“It’s really not about the music. It’s about the kids and their development and their growth. Music is what gets them in.”
It’s a typical afternoon at West End House, a Boys & Girls Club in Boston, where a cacophony of drumbeats competes with the sound of dribbling basketballs and fitness classes. “This is a relief of stress for me,” a 17-year-old enthuses over the din. Rapping and performing on the drums, bass guitar and keyboard “is how I express my feelings and get everything out. It gives you that confidence that you can do whatever you want to do.”
That’s the idea behind this Music Clubhouse and 17 additional ones in Massachusetts, Texas and Georgia. They’re part of a network being built by a retired tech executive and amatuer jazz guitarist as a way to draw in teenagers vulnerable to other temptations, who often drift away from youth centers like West End House and the other services they offer. “It’s really not about the music. It’s about the kids and their development and their growth. Music is what gets them in,” says Gary Eichhorn, that former CEO.

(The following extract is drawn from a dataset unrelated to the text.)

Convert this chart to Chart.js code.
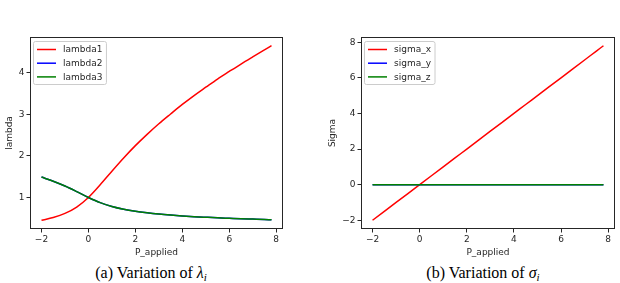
<!DOCTYPE html>
<html>
<head>
<meta charset="utf-8">
<script src="https://cdn.jsdelivr.net/npm/chart.js@4/dist/chart.umd.min.js"></script>
<style>
  html, body { margin: 0; padding: 0; background: #fff; }
  body { width: 620px; height: 283px; position: relative; overflow: hidden; }
  canvas { position: absolute; top: 0; }
  .cap { position: absolute; top: 264px; line-height: 18px; font-family: "Liberation Serif", serif; font-size: 16px; color: #000; white-space: nowrap; transform: translateX(-50%); }
  .cap sub { font-size: 11px; vertical-align: -3px; line-height: 0; }
</style>
</head>
<body>
<canvas id="c1" width="300" height="262" style="left:0px"></canvas>
<canvas id="c2" width="310" height="262" style="left:310px"></canvas>
<div class="cap" style="left:151px">(a) Variation of <i>λ</i><sub><i>i</i></sub></div>
<div class="cap" style="left:483px">(b) Variation of <i>σ</i><sub><i>i</i></sub></div>
<script>
// ---- data ----
const P_applied = [-2, -1.5, -1, -0.5, 0, 0.5, 1, 1.5, 2, 2.5, 3, 3.5, 4, 4.5, 5, 5.5, 6, 6.5, 7, 7.5, 7.8];
const lambda1 = [0.45, 0.517, 0.615, 0.768, 1.0, 1.304, 1.632, 1.95, 2.248, 2.52, 2.775, 3.01, 3.24, 3.455, 3.655, 3.853, 4.035, 4.214, 4.385, 4.553, 4.655];
const lambda2 = [1.491, 1.391, 1.275, 1.141, 1.0, 0.876, 0.783, 0.716, 0.667, 0.630, 0.600, 0.576, 0.556, 0.538, 0.523, 0.509, 0.498, 0.487, 0.478, 0.469, 0.463];
const lambda3 = [1.491, 1.391, 1.275, 1.141, 1.0, 0.876, 0.783, 0.716, 0.667, 0.630, 0.600, 0.576, 0.556, 0.538, 0.523, 0.509, 0.498, 0.487, 0.478, 0.469, 0.463];
const sigma_x = [-2, -1.5, -1, -0.5, 0, 0.5, 1, 1.5, 2, 2.5, 3, 3.5, 4, 4.5, 5, 5.5, 6, 6.5, 7, 7.5, 7.8];
const sigma_y = [0, 0, 0, 0, 0, 0, 0, 0, 0, 0, 0, 0, 0, 0, 0, 0, 0, 0, 0, 0, 0];
const sigma_z = [0, 0, 0, 0, 0, 0, 0, 0, 0, 0, 0, 0, 0, 0, 0, 0, 0, 0, 0, 0, 0];
const xTicks = [-2, 0, 2, 4, 6, 8];
const lambdaTicks = [1, 2, 3, 4];
const sigmaTicks = [-2, 0, 2, 4, 6, 8];
const lambdaLabels = ["lambda1", "lambda2", "lambda3"];
const sigmaLabels = ["sigma_x", "sigma_y", "sigma_z"];
const colors = ["#ff0000", "#0000ff", "#008000"];

const FONT = { family: "DejaVu Sans", size: 9 };
const INK = "#262626";
const fmt = v => String(v).replace("-", "\u2212");

const framePlugin = {
  id: "frame",
  afterDraw(chart) {
    const { ctx, chartArea: a } = chart;
    ctx.save();
    ctx.strokeStyle = INK;
    ctx.lineWidth = 1;
    ctx.strokeRect(Math.round(a.left) + 0.5, Math.round(a.top) + 0.5,
                   Math.round(a.right - a.left) - 1, Math.round(a.bottom - a.top) - 1);
    // legend
    const sets = chart.data.datasets;
    ctx.font = FONT.size + "px " + FONT.family;
    let maxW = 0;
    sets.forEach(d => { maxW = Math.max(maxW, ctx.measureText(d.label).width); });
    const bx = a.left + 3.5, by = a.top + 4.5;
    const bw = 29.5 + maxW + 4, bh = 43;
    const r = 2;
    ctx.beginPath();
    ctx.moveTo(bx + r, by);
    ctx.arcTo(bx + bw, by, bx + bw, by + bh, r);
    ctx.arcTo(bx + bw, by + bh, bx, by + bh, r);
    ctx.arcTo(bx, by + bh, bx, by, r);
    ctx.arcTo(bx, by, bx + bw, by, r);
    ctx.closePath();
    ctx.fillStyle = "rgba(255,255,255,0.8)";
    ctx.fill();
    ctx.strokeStyle = "#cccccc";
    ctx.stroke();
    sets.forEach((d, i) => {
      const y = by + 8 + i * 13.7;
      ctx.beginPath();
      ctx.strokeStyle = d.borderColor;
      ctx.lineWidth = 1.5;
      ctx.moveTo(bx + 3.5, y);
      ctx.lineTo(bx + 22.5, y);
      ctx.stroke();
      ctx.fillStyle = INK;
      ctx.textBaseline = "middle";
      ctx.textAlign = "left";
      ctx.fillText(d.label, bx + 29.5, y + 0.5);
    });
    ctx.restore();
  }
};

function makeChart(id, labels, series, yTicks, yTitle, yMin, yMax, padLeft, axisW, padRight) {
  const datasets = series.map((s, i) => ({
    label: labels[i],
    data: P_applied.map((x, k) => ({ x: x, y: s[k] })),
    borderColor: colors[i],
    backgroundColor: colors[i],
    borderWidth: 1.5,
    pointRadius: 0,
    fill: false,
    cubicInterpolationMode: "monotone",
    order: 2 - i
  }));
  const tickGrid = { display: true, drawOnChartArea: false, drawTicks: true, tickLength: 3.5, color: INK, lineWidth: 1 };
  return new Chart(document.getElementById(id), {
    type: "line",
    data: { datasets },
    plugins: [framePlugin],
    options: {
      responsive: false,
      devicePixelRatio: 1,
      animation: false,
      layout: { padding: { left: padLeft, top: 37, right: padRight, bottom: 0 } },
      plugins: { legend: { display: false }, tooltip: { enabled: false } },
      scales: {
        x: {
          type: "linear", min: -2.49, max: 8.29,
          grid: tickGrid,
          border: { display: false },
          afterBuildTicks: s => { s.ticks = xTicks.map(v => ({ value: v })); },
          afterFit: s => { s.height = 33; },
          ticks: { font: FONT, color: INK, padding: 2, maxRotation: 0, autoSkip: false, callback: v => fmt(v) },
          title: { display: true, text: "P_applied", font: FONT, color: INK, padding: { top: 2, bottom: 4 } }
        },
        y: {
          type: "linear", min: yMin, max: yMax,
          grid: tickGrid,
          border: { display: false },
          afterBuildTicks: s => { s.ticks = yTicks.map(v => ({ value: v })); },
          afterFit: s => { s.width = axisW; },
          ticks: { font: FONT, color: INK, padding: 2, autoSkip: false, callback: v => fmt(v) },
          title: { display: true, text: yTitle, font: FONT, color: INK, padding: { top: 4, bottom: 2 } }
        }
      }
    }
  });
}

makeChart("c1", lambdaLabels, [lambda1, lambda2, lambda3], lambdaTicks, "lambda", 0.24, 4.865, 0, 30, 17);
makeChart("c2", sigmaLabels, [sigma_x, sigma_y, sigma_z], sigmaTicks, "Sigma", -2.49, 8.29, 13, 38, 5);
</script>
</body>
</html>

Eichhorn, 63, is leading a tour of West End House, including the Music Clubhouse that his Music & Youth Initiative has equipped with top-of-the-line instruments, recording equipment and iPads, on which the teens write their own songs. Music “is a logical magnet for kids,” says Eichhorn, especially at the ages when they start to forgo community centers for less productive distractions. “That’s when kids have a lot more choices but also when it’s most important to keep them here,” to get other services such as hot meals, homework help, and college and career advice to boost their odds in life. “The music is a really important way to recruit and retain them.”
Eichhorn’s music philanthropy was inspired, in part, by his own love of guitar, which he took up when he was 8 and dropped before picking it up again at 40 — “My midlife crisis,” he jokes. But he also brings his 30 years as a CEO and adviser to venture capitalists and start-up companies to the practical way he’s set up his organization, which provides advice and seed funding to partners that then must find their own sources of support and become financially independent within five years.
“Their job was to teach us how to do this. It’s got a great sustainability element to it,” says Daphne Barlow Stigliano, CEO of the Boys & Girls Clubs of Greater Fort Worth, which has Eichhorn’s music clubhouses at two of its locations, with plans for another at a third.
Eichhorn channeled his business experience into his music program after he and his wife, a retired certified public accountant with a degree in social work who serves as the program’s CFO, moved from an affluent suburb where their kids had attended well-supported public schools to Boston’s South End. That’s where, he says, they had “the real aha moment.” “We got a firsthand view of unfortunately how different things are for the kids in a city.” Music education was what young people in inner cities most requested, but youth center staffs didn’t have the expertise to provide it.
Because the Music & Youth Initiative works in concert with the many other services at its partner Boys & Girls Clubs and YMCAs, there’s no way to tell how many of its members who might otherwise have gotten sidetracked have gone on to college or achieved in other ways. But there are plenty of examples of individual success: the immigrant from Macau who didn’t know English but learned to communicate through music; the girl who suffered from anxiety and now performs at open-mic nights; the 16-year-old with autism who makes music with her clubmates.
“Once we got kids in the door, we could get them into youth-leadership programs and things like that,” says Frank Kenneally, who, as executive director of a YMCA in Lawrence, Mass., ran the first youth center to partner with Eichhorn. “When they found the music program and a place they could explore their passion, that opened the doors for them,” he says.
Elin Dahal was among the first young people to find their way to the Music Clubhouse at West End House, which is sandwiched between two housing projects. Before he went there, in high school, “I didn’t have a ton of motivation to do things on my own,” says Dahal, now 22, who graduated from college last spring and now works on a farm that raises produce for low-income inner-city families. “It was nice to come in and have people there push me.”
The program now serves about 1,000 kids, ages 10 to 18. Most come from single-parent families, and some 70 percent have incomes below the poverty line. Eichhorn plans to open one or two more clubhouses a year over the next decade. The slow pace is deliberate. “We’re much more focused on quality than quantity, says Eichhorn, citing a mantra from his experience with start-ups: “Nail it, then scale it.”
But he tones down the corporate lingo when he reflects on the results. “I’ve gotten to know many kids I don’t think would have graduated from high school, and I think the music helped. And some of them are pretty good musicians. You see kids, you meet them and get to know them personally, and it really ends up changing your life.”